O psiquiatra Carlos Salgado corrobora. "Se a gente quiser sugerir ao legislador algo a fazer, é remover a publicidade e a promoção do produto. A gente muda muito esse quadro em termos de futuro imediato, como ocorreu com o tabaco e como não se consegue fazer com o álcool, que é promovido e consumido". O profissional lembra que existe um conjunto de variáveis que determinam o vício em muitos indivíduos viciados no jogo digital, como o baixo custo no início dos jogos, a agilidade e a facilidade de acesso, e que já realiza tratamentos em pessoas que têm comportamentos semelhantes aos de uma pessoa com dependência química, e que apresenta dificuldades sérias financeiras ao jogar compulsivamente.

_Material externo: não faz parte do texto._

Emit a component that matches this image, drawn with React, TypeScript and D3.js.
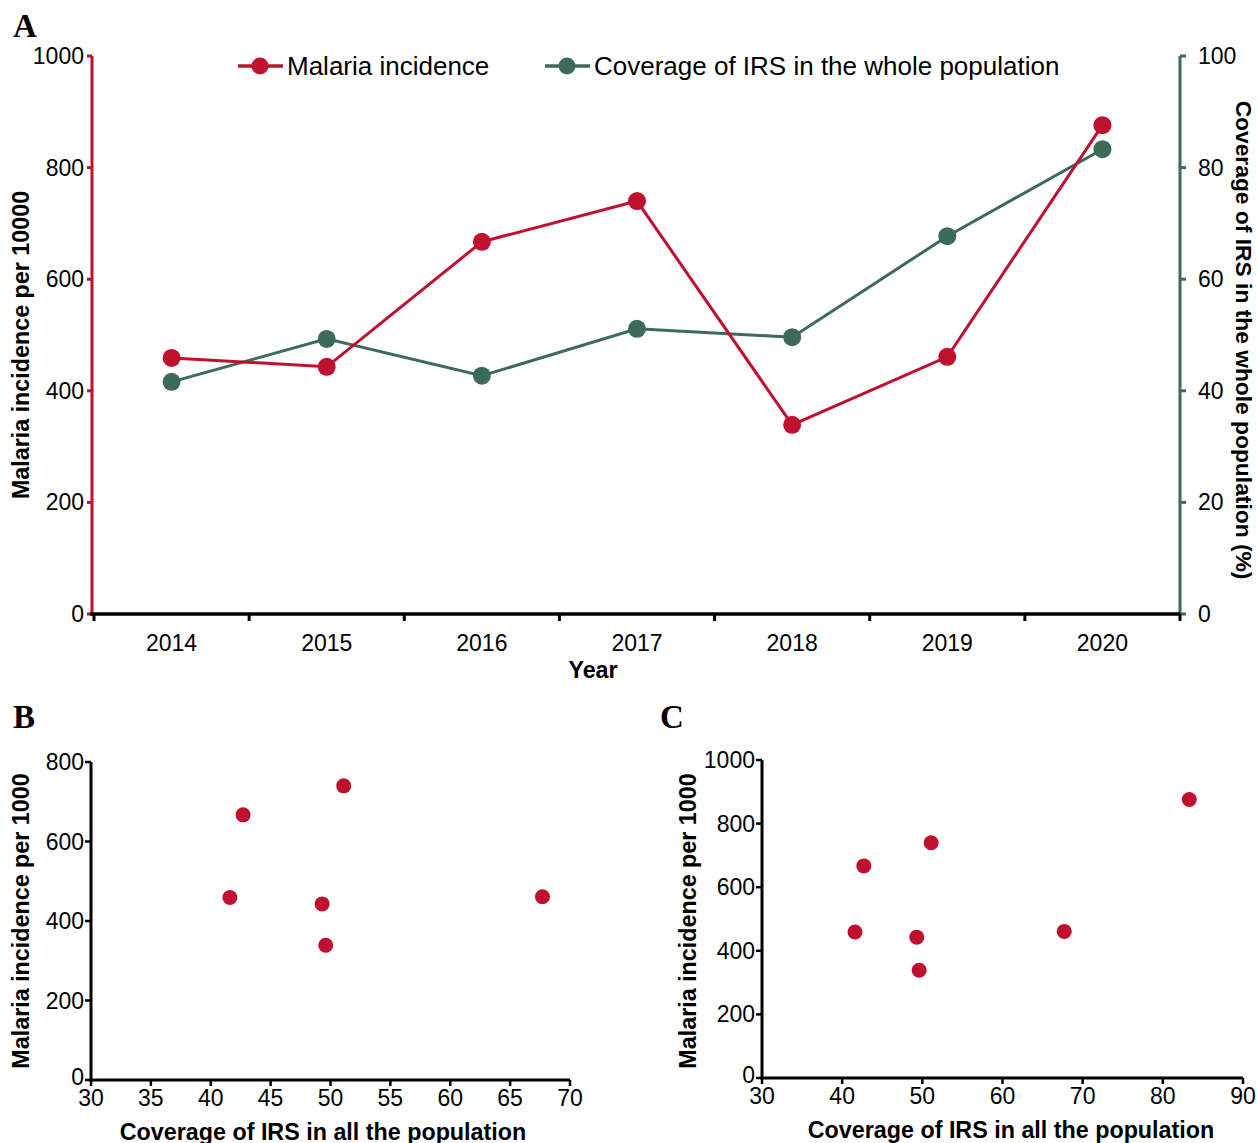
import * as d3 from 'd3';

const years = ['2014', '2015', '2016', '2017', '2018', '2019', '2020'];
const incidence = [459, 443, 667, 740, 339, 461, 876];
const coverage = [41.6, 49.3, 42.7, 51.1, 49.6, 67.7, 83.3];

const leftTicks = [0, 200, 400, 600, 800, 1000];
const rightTicks = [0, 20, 40, 60, 80, 100];
const bXTicks = [30, 35, 40, 45, 50, 55, 60, 65, 70];
const bYTicks = [0, 200, 400, 600, 800];
const cXTicks = [30, 40, 50, 60, 70, 80, 90];
const cYTicks = [0, 200, 400, 600, 800, 1000];

// scatter B leaves out 2020
const bCoverage = coverage.slice(0, 6);
const bIncidence = incidence.slice(0, 6);

const RED = '#c0102f';
const GREEN = '#3e6b59';
const SANS = '"Liberation Sans", Arial, sans-serif';
const SERIF = '"Liberation Serif", "Times New Roman", serif';
const TICK_FS = 23;
const TITLE_FS = 23.3;

function Scatter({ xs, ys, xDomain, yDomain, xTicks, yTicks, left, right, top, bottom, titleX }) {
  const x = d3.scaleLinear().domain(xDomain).range([left, right]);
  const y = d3.scaleLinear().domain(yDomain).range([bottom, top]);
  return (
    <g fontFamily={SANS}>
      {xs.map((v, i) => (
        <circle key={i} cx={x(v)} cy={y(ys[i])} r={7.5} fill={RED} />
      ))}
      <line x1={left} x2={left} y1={top} y2={bottom + 1.5} stroke="#000" strokeWidth={3} />
      <line x1={left - 1.5} x2={right} y1={bottom} y2={bottom} stroke="#000" strokeWidth={3} />
      {yTicks.map(t => (
        <g key={t}>
          <line x1={left - 6} x2={left} y1={y(t)} y2={y(t)} stroke="#000" strokeWidth={2.5} />
          <text x={left - 7} y={y(t) + (t === 0 ? 5 : 8)} textAnchor="end" fontSize={TICK_FS}>{t}</text>
        </g>
      ))}
      {xTicks.map(t => (
        <g key={t}>
          <line x1={x(t)} x2={x(t)} y1={bottom} y2={bottom + 6} stroke="#000" strokeWidth={2.5} />
          <text x={x(t)} y={bottom + 26} textAnchor="middle" fontSize={TICK_FS}>{t}</text>
        </g>
      ))}
      <text x={titleX} y={bottom + 60} textAnchor="middle" fontSize={TITLE_FS} fontWeight="bold">
        Coverage of IRS in all the population
      </text>
    </g>
  );
}

export default function App() {
  const width = 1258;
  const height = 1143;
  const aLeft = 94;
  const aRight = 1180;
  const aTop = 56;
  const aBottom = 614;

  const x = d3.scaleBand().domain(years).range([aLeft, aRight]).padding(0);
  const yL = d3.scaleLinear().domain([0, 1000]).range([aBottom, aTop]);
  const yR = d3.scaleLinear().domain([0, 100]).range([aBottom, aTop]);
  const cx = (yr) => x(yr) + x.bandwidth() / 2;

  const lineL = d3.line<number>().x((_, i) => cx(years[i])).y(d => yL(d));
  const lineR = d3.line<number>().x((_, i) => cx(years[i])).y(d => yR(d));

  const boundaries = [...years.map(yr => x(yr)), aRight];

  return (
    <svg width={width} height={height} style={{ display: 'block', position: 'absolute', left: 0, top: 0 }}>
      <rect width={width} height={height} fill="#fff" />
      <g fontFamily={SANS}>
        {/* Panel A */}
        <text x={13} y={37} fontFamily={SERIF} fontWeight="bold" fontSize={33}>A</text>

        <path d={lineR(coverage)} fill="none" stroke={GREEN} strokeWidth={3} />
        {coverage.map((v, i) => (
          <circle key={i} cx={cx(years[i])} cy={yR(v)} r={9} fill={GREEN} />
        ))}
        <path d={lineL(incidence)} fill="none" stroke={RED} strokeWidth={3} />
        {incidence.map((v, i) => (
          <circle key={i} cx={cx(years[i])} cy={yL(v)} r={9} fill={RED} />
        ))}

        {/* left axis */}
        <line x1={aLeft - 2} x2={aLeft - 2} y1={aTop} y2={aBottom} stroke={RED} strokeWidth={3} />
        {leftTicks.map(t => (
          <g key={t}>
            <line x1={aLeft - 7} x2={aLeft - 2} y1={yL(t)} y2={yL(t)} stroke={RED} strokeWidth={3} />
            <text x={aLeft - 10} y={yL(t) + 8} textAnchor="end" fontSize={TICK_FS}>{t}</text>
          </g>
        ))}
        <text transform={`translate(29, ${(aTop + aBottom) / 2 + 10}) rotate(-90)`} textAnchor="middle"
          fontSize={TITLE_FS} fontWeight="bold">Malaria incidence per 10000</text>

        {/* right axis */}
        <line x1={aRight} x2={aRight} y1={aTop} y2={aBottom} stroke={GREEN} strokeWidth={3} />
        {rightTicks.map(t => (
          <g key={t}>
            <line x1={aRight} x2={aRight + 6} y1={yR(t)} y2={yR(t)} stroke={GREEN} strokeWidth={3} />
            <text x={aRight + 18} y={yR(t) + 8} textAnchor="start" fontSize={TICK_FS}>{t}</text>
          </g>
        ))}
        <text transform={`translate(1236, ${(aTop + aBottom) / 2 + 5}) rotate(90)`} textAnchor="middle"
          fontSize={22.8} fontWeight="bold">Coverage of IRS in the whole population (%)</text>

        {/* bottom axis */}
        <line x1={aLeft - 4} x2={aRight} y1={aBottom} y2={aBottom} stroke="#000" strokeWidth={3.5} />
        {boundaries.map((b, i) => (
          <line key={i} x1={b} x2={b} y1={aBottom} y2={aBottom + 7} stroke="#000" strokeWidth={3} />
        ))}
        {years.map(yr => (
          <text key={yr} x={cx(yr)} y={aBottom + 37} textAnchor="middle" fontSize={TICK_FS}>{yr}</text>
        ))}
        <text x={593} y={aBottom + 64} textAnchor="middle" fontSize={TITLE_FS} fontWeight="bold">Year</text>

        {/* legend */}
        <line x1={238} x2={283} y1={66} y2={66} stroke={RED} strokeWidth={3.5} />
        <circle cx={260} cy={66} r={8.5} fill={RED} />
        <text x={287} y={75} fontSize={26}>Malaria incidence</text>
        <line x1={545} x2={590} y1={66} y2={66} stroke={GREEN} strokeWidth={3.5} />
        <circle cx={567} cy={66} r={8.5} fill={GREEN} />
        <text x={594} y={75} fontSize={26}>Coverage of IRS in the whole population</text>

        {/* Panel B */}
        <text x={13} y={728} fontFamily={SERIF} fontWeight="bold" fontSize={33}>B</text>
        <text transform={`translate(29, ${(762 + 1080) / 2}) rotate(-90)`} textAnchor="middle"
          fontSize={TITLE_FS} fontWeight="bold">Malaria incidence per 1000</text>
        <Scatter xs={bCoverage} ys={bIncidence} xDomain={[30, 70]} yDomain={[0, 800]}
          xTicks={bXTicks} yTicks={bYTicks} left={91} right={570} top={762} bottom={1080} titleX={323} />

        {/* Panel C */}
        <text x={660} y={728} fontFamily={SERIF} fontWeight="bold" fontSize={33}>C</text>
        <text transform={`translate(696, ${(760 + 1078) / 2 + 2}) rotate(-90)`} textAnchor="middle"
          fontSize={TITLE_FS} fontWeight="bold">Malaria incidence per 1000</text>
        <Scatter xs={coverage} ys={incidence} xDomain={[30, 90]} yDomain={[0, 1000]}
          xTicks={cXTicks} yTicks={cYTicks} left={762} right={1243} top={760} bottom={1078} titleX={1011} />
      </g>
    </svg>
  );
}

"Há descontrole na atitude diante de jogar como haveria descontrole diante do tabaco, da cocaína, da maconha, do álcool", diz. Já há, também, grupos de auto-ajuda para jogadores anônimos, que segue os mesmos modelos condutivos de 12 passos, tradição no tratamento de alcoólicos anônimos, para uma mudança de atitude em relação à substância - incluindo, em casos mais graves, o recurso extremo da internação.
O advogado criminalista Luciano Iob reforçou que há uma responsabilidade objetiva de todas as esferas, federal, estadual e municipal. Também comentou que os mecanismos de controle por meio da legislação podem auxiliar no controle ao consumidor-usuário, como o estabelecimento de limites para maiores de 18 anos. Mas, se de fato essa regulação vai ser alcançada, é outro problema, comenta. "É fato, movimenta bilhões. É muito dinheiro. O Brasil tem esse histórico de jogo do bicho e de outras modalidades de jogo. Isso se transforma, inclusive, em um transtorno, quando a pessoa sequer consegue ter esse controle de fazer algo que, em tese, deveria ser saudável", diz.